Foam rollers come in all sorts of different shapes and sizes — from spiky rumble rollers for serious muscle massaging to compact rollers that are easy to take with you when traveling. The type of foam roller you need depends on what kind of shape your muscles are in and how much pain you can tolerate.
There’s still a lot of research to be done to determine the real effects of foam rolling, but so far, there seems to be some clear benefits. Here’s what you can get out of making foam rolling a habit in your own active lifestyle.
It improves flexibility and relieves muscle soreness. A regular yoga practice is great for increasing flexibility, but foam rolling may help you take your performance to the next level with some of the trickier asanas. Research has shown that foam rolling increases oxygen delivery to the muscles, improves flexibility, and speeds up the recovery process of sore muscles without diminishing athletic performance.
It increases range of motion. Range of motion in joints like the hips, knees, feet, shoulders, elbows and wrists are important in yoga and other forms of exercise to support strength and flexibility. In a study conducted on soccer players who used foam rolling techniques for two minutes on their quadriceps and hamstrings, results showed that they significantly improved their range of motion in the knees and hips.
It prevents injury. Regular exercise naturally causes the muscles to tighten up and develop knots from the repetitive stress they’re facing. Taking the time to foam roll those really tight spots makes them less likely to turn into injury trigger spots cramping, shin splints, lower back pain and other types of injuries.
It’s affordable and you can do it almost anywhere. Foam rollers can be purchased for less than $50 and used over and over again. You can spend 2 to 5 minutes rolling out your muscles before or after your regular workout, or you can even do an extra long session for 30 to 45 minutes to work on your toughest spots.

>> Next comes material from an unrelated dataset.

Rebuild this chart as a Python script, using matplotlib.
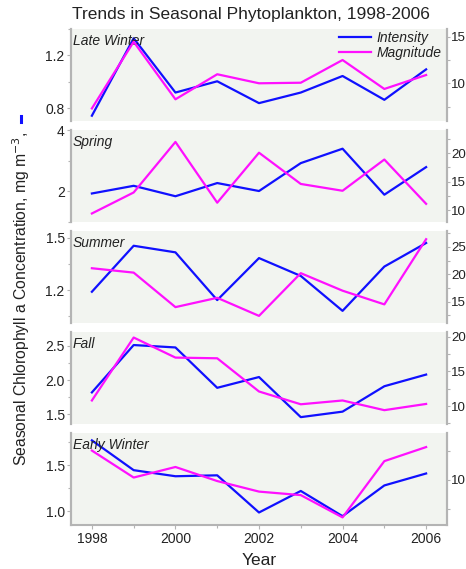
import numpy as np
import matplotlib
matplotlib.use("Agg")
import matplotlib.pyplot as plt
from matplotlib.lines import Line2D
from matplotlib.ticker import MultipleLocator

plt.rcParams['font.family'] = ['Liberation Sans', 'DejaVu Sans']

years = [1998, 1999, 2000, 2001, 2002, 2003, 2004, 2005, 2006]
seasons = ['Late Winter', 'Spring', 'Summer', 'Fall', 'Early Winter']

# chlorophyll intensity (left axis)
late_winter_int = [0.745, 1.33, 0.92, 1.005, 0.84, 0.92, 1.045, 0.865, 1.095]
spring_int = [1.93, 2.18, 1.84, 2.27, 2.01, 2.92, 3.39, 1.89, 2.79]
summer_int = [1.19, 1.455, 1.417, 1.142, 1.384, 1.281, 1.08, 1.335, 1.471]
fall_int = [1.82, 2.51, 2.475, 1.887, 2.044, 1.46, 1.54, 1.91, 2.08]
early_winter_int = [1.77, 1.446, 1.38, 1.39, 0.986, 1.22, 0.946, 1.28, 1.41]

# magnitude (right axis)
late_winter_mag = [7.3, 14.46, 8.28, 10.97, 10.0, 10.06, 12.5, 9.39, 10.89]
spring_mag = [9.4, 13.1, 22.0, 11.3, 20.1, 14.6, 13.4, 18.9, 11.1]
summer_mag = [21.1, 20.3, 14.0, 15.7, 12.4, 20.2, 17.0, 14.5, 26.4]
fall_mag = [10.8, 19.9, 17.0, 16.9, 12.1, 10.25, 10.8, 9.4, 10.3]
early_winter_mag = [12.5, 10.2, 11.1, 9.9, 9.0, 8.7, 6.8, 11.6, 12.8]

intensity = [late_winter_int, spring_int, summer_int, fall_int, early_winter_int]
magnitude = [late_winter_mag, spring_mag, summer_mag, fall_mag, early_winter_mag]

# axis ranges / ticks per panel
left_lims = [(0.705, 1.40), (1.0, 4.0), (1.01, 1.54), (1.36, 2.70), (0.85, 1.85)]
left_major = [0.4, 2.0, 0.3, 0.5, 0.5]
right_lims = [(5.95, 15.83), (7.9, 24.1), (11.1, 27.9), (7.4, 20.7), (6.15, 14.0)]

bg = '#f2f4f0'
spine_col = '#b4b4b4'
txt_col = '#222222'
blue = '#1010ff'
pink = '#ff10ff'
fs = 10

fig = plt.figure(figsize=(4.66, 5.69), dpi=100)
W, H = 466.0, 569.0
left = 71 / W
width = (447 - 71) / W
tops = [29, 130, 231, 332, 433]
ph = 92

for i, season in enumerate(seasons):
    ax = fig.add_axes([left, 1 - (tops[i] + ph) / H, width, ph / H])
    ax.set_facecolor(bg)
    ax.plot(years, intensity[i], color=blue, lw=1.6, label='Intensity')
    ax.set_xlim(1997.5, 2006.5)
    ax.set_ylim(*left_lims[i])
    ax.yaxis.set_major_locator(MultipleLocator(left_major[i]))
    ax.yaxis.set_minor_locator(MultipleLocator(left_major[i] / 2))

    ax2 = ax.twinx()
    ax2.plot(years, magnitude[i], color=pink, lw=1.6, label='Magnitude')
    ax2.set_ylim(*right_lims[i])
    ax2.yaxis.set_major_locator(MultipleLocator(5))
    ax2.yaxis.set_minor_locator(MultipleLocator(2.5))

    for a in (ax, ax2):
        for s in ('top', 'bottom'):
            a.spines[s].set_visible(False)
        for s in ('left', 'right'):
            a.spines[s].set_color(spine_col)
            a.spines[s].set_linewidth(1.5)
        a.tick_params(axis='y', which='both', colors=spine_col, labelcolor=txt_col,
                      labelsize=fs, width=0.8, pad=1.5)
        a.tick_params(axis='y', which='major', length=3)
        a.tick_params(axis='y', which='minor', length=2)
    # right labels are tight against the figure edge
    ax2.tick_params(axis='y', which='major', pad=0.3, length=2.5, labelsize=9.6)

    ax.text(0.005, 0.95, season, transform=ax.transAxes, fontsize=fs,
            style='italic', color=txt_col, ha='left', va='top')

    if i == len(seasons) - 1:
        ax.spines['bottom'].set_visible(True)
        ax.spines['bottom'].set_color(spine_col)
        ax.spines['bottom'].set_linewidth(1.5)
        ax.xaxis.set_major_locator(MultipleLocator(2))
        ax.xaxis.set_minor_locator(MultipleLocator(1))
        ax.tick_params(axis='x', which='both', colors=spine_col, labelcolor=txt_col,
                       labelsize=fs, width=0.8, pad=2)
        ax.tick_params(axis='x', which='major', length=3)
        ax.tick_params(axis='x', which='minor', length=2)
        ax.set_xlabel('Year', fontsize=12.5, color=txt_col, labelpad=5)
    else:
        ax.tick_params(axis='x', which='both', bottom=False, labelbottom=False)

    if i == 0:
        handles = [Line2D([], [], color=blue, lw=1.6), Line2D([], [], color=pink, lw=1.6)]
        leg = ax2.legend(handles, ['Intensity', 'Magnitude'], loc='upper right',
                         bbox_to_anchor=(1.0, 1.04), frameon=False, fontsize=fs,
                         handlelength=2.3, handletextpad=0.4, borderaxespad=0.0,
                         labelspacing=0.1)
        for t in leg.get_texts():
            t.set_style('italic')
            t.set_color(txt_col)

fig.text(251 / W, 1 - 14.5 / H, 'Trends in Seasonal Phytoplankton, 1998-2006',
         ha='center', va='center', fontsize=12.5, color=txt_col)
fig.text(21 / W, 1 - 299 / H, 'Seasonal Chlorophyll a Concentration, mg m$^{-3}$,',
         rotation=90, ha='center', va='center', fontsize=11.3, color=txt_col)
fig.add_artist(Line2D([21 / W, 21 / W], [1 - 116 / H, 1 - 122 / H], color=blue,
                      lw=2.2, transform=fig.transFigure))

fig.savefig('out.png', dpi=100)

Before you start shopping around for a good foam roller, there’s one unfortunate downside you need to know about. Be prepared to experience a fair bit of pain the first few times you use it — especially if your muscles are super tight and tense. After spending a few days or weeks working out the worst of that tightness, foam rolling should start to mostly feel like it hurts “in a good way” as opposed to continuing to feel nearly torturous.
Foam rolling will definitely compliment your yoga practice or practically any other form of exercise that involves cardio or strength training. Keep it up, and you’ll definitely feel a difference!